Militant climat à Bizi!, Alternatiba et Action Non-Violente COP21, Jon Palais a publié « La bataille du siècle. Stratégie d’action pour la génération climat » aux éditions Les Liens qui Libèrent. Il répond aux questions d’Enbata sur les enjeux liés à l’aggravation du changement climatique, les ressorts des mobilisations pour la cause climatique et la nécessité d’un changement de système devant concilier écologie radicale, démocratie et justice sociale.
Records de chaleur, sécheresses, incendies incontrôlables, inondations emportant tout sur leur passage… Quel est l’enjeu aujourd’hui au vu de cette aggravation du changement climatique ?

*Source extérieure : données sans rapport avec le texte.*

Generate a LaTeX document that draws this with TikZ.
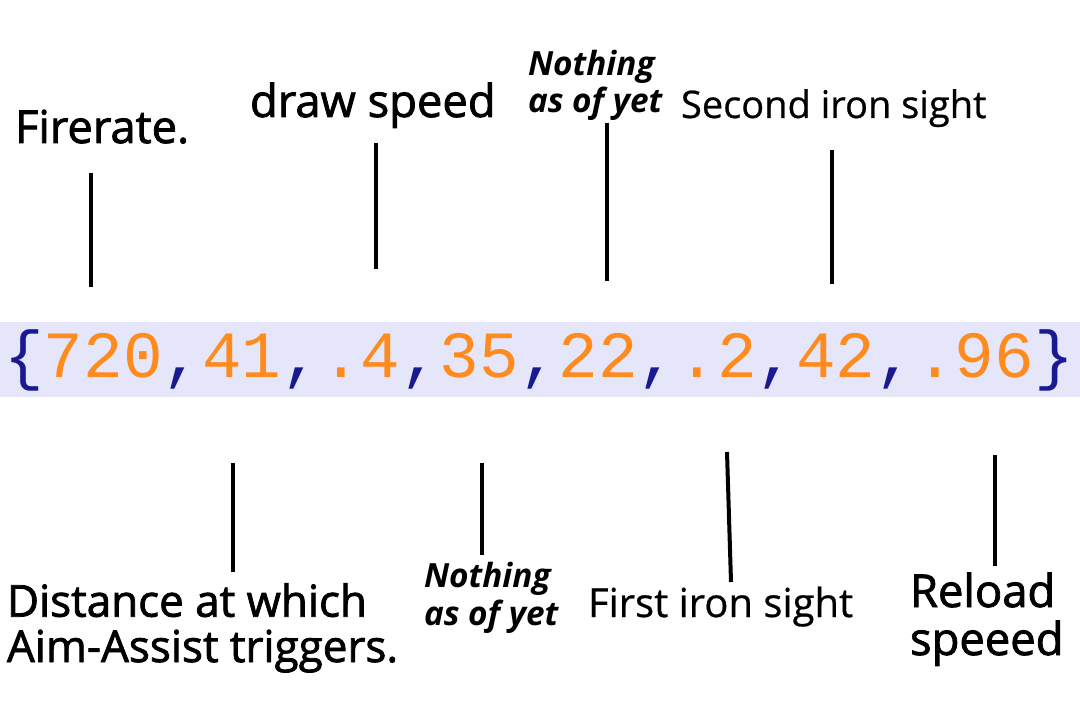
\documentclass[tikz,border=0pt]{standalone}
\usepackage{fontspec}
\setmainfont{Open Sans}
\newfontfamily\semib[FakeBold=1.8]{Open Sans}
\newfontfamily\regb[FakeBold=0.6]{Open Sans}
\newfontfamily\codefont{Liberation Mono}
\definecolor{bandbg}{HTML}{E6E6FA}
\definecolor{numcol}{HTML}{FF8A1E}
\definecolor{punctcol}{HTML}{1A1A90}
\newcommand{\nm}[1]{\textcolor{numcol}{#1}}
\newcommand{\pc}[1]{\textcolor{punctcol}{#1}}
\tikzset{
  lbl/.style={inner sep=0pt, outer sep=0pt, anchor=base west, align=left},
  bigsemi/.style={lbl, font=\semib\fontsize{34}{36}\selectfont},
  midsemi/.style={lbl, font=\semib\fontsize{33}{34}\selectfont},
  regular/.style={lbl, font=\regb\fontsize{28.5}{34}\selectfont},
  note/.style={lbl, font=\bfseries\itshape\fontsize{25}{28}\selectfont},
  tick/.style={line width=3pt, black}
}
\begin{document}
\begin{tikzpicture}[x=0.75pt, y=-0.75pt]
\useasboundingbox (0,0) rectangle (1080,720);
\fill[bandbg] (0,322) rectangle (1080,397);
\node[inner sep=0pt, anchor=base west, font=\codefont\fontsize{49.5}{50}\selectfont] (code) at (4,377)
  {\pc{\{}\nm{720}\pc{,}\nm{41}\pc{,}\nm{.4}\pc{,}\nm{35}\pc{,}\nm{22}\pc{,}\nm{.2}\pc{,}\nm{42}\pc{,}\nm{.96}\pc{\}}};
% top labels (multi-line nodes: base = last line's baseline)
\node[bigsemi] (fire) at (15,143) {Firerate.};
\node[bigsemi] (draw) at (250,117) {draw speed};
\node[note] (noth1) at (528,113) {Nothing\\as of yet};
\node[regular] (sec) at (681,118) {Second iron sight};
% bottom labels
\node[midsemi] (dist) at (7,662) {Distance at which\\Aim-Assist triggers.};
\node[note] (noth2) at (424,625) {Nothing\\as of yet};
\node[regular, font=\regb\fontsize{30}{34}\selectfont] (first) at (588,617) {First iron sight};
\node[bigsemi] (rel) at (910,655) {Reload\\speeed};
% tick coordinates
\coordinate (a1) at (91,173); \coordinate (a2) at (91,287);
\coordinate (b1) at (376,143); \coordinate (b2) at (376,269);
\coordinate (c1) at (607,123); \coordinate (c2) at (607,281);
\coordinate (d1) at (832,150); \coordinate (d2) at (832,284);
\coordinate (e1) at (233,463); \coordinate (e2) at (233,572);
\coordinate (f1) at (482,463); \coordinate (f2) at (482,555);
\coordinate (g1) at (727,452); \coordinate (g2) at (731,582);
\coordinate (h1) at (995,455); \coordinate (h2) at (995,566);
\draw[tick] (a1) -- (a2);
\draw[tick] (b1) -- (b2);
\draw[tick] (c1) -- (c2);
\draw[tick] (d1) -- (d2);
\draw[tick] (e1) -- (e2);
\draw[tick] (f1) -- (f2);
\draw[tick] (g1) -- (g2);
\draw[tick] (h1) -- (h2);
\end{tikzpicture}
\end{document}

Une grande partie de la population reçoit maintenant l’évidence en plein visage : nous sommes entrés dans l’ère du dérèglement climatique. On a les pieds dedans et on le subit au quotidien. Mais ce qu’il faut souligner, c’est que tout le monde ne le subit pas de la même manière ! Les questions de justice sociale que cela pose sont beaucoup plus tangibles. C’est flagrant au sujet de l’eau : quand elle vient à manquer et que des restrictions doivent être prises, pourquoi doit-on l’utiliser ? Et pour qui ? Pour laver des voitures dans des stations de lavage, ou pour remplir des petites pis- cines pour rafraîchir les enfants pendant les fortes chaleurs ? Pour arroser les golfs et les complexes touristiques, ou bien les petits potagers ? Pour remplir des méga- bassines et arroser des monocultures de maïs, ou pour une agriculture paysanne et vivrière ? Ce sont des choix politiques qui posent les bases de deux types de société diamétralement opposées. Soit une société de partage et de solidarité où les usages essentiels seront garantis pour toutes et tous. Soit la poursuite du productivisme, du consumérisme et de la compétition, dans une société où les plus riches auront davantage de droits sur les ressources essentielles, y compris pour les gaspiller dans des activités superficielles au détriment des besoins de base du plus grand nombre. C’est en cela que la lutte pour le climat est une nouvelle lutte des classes.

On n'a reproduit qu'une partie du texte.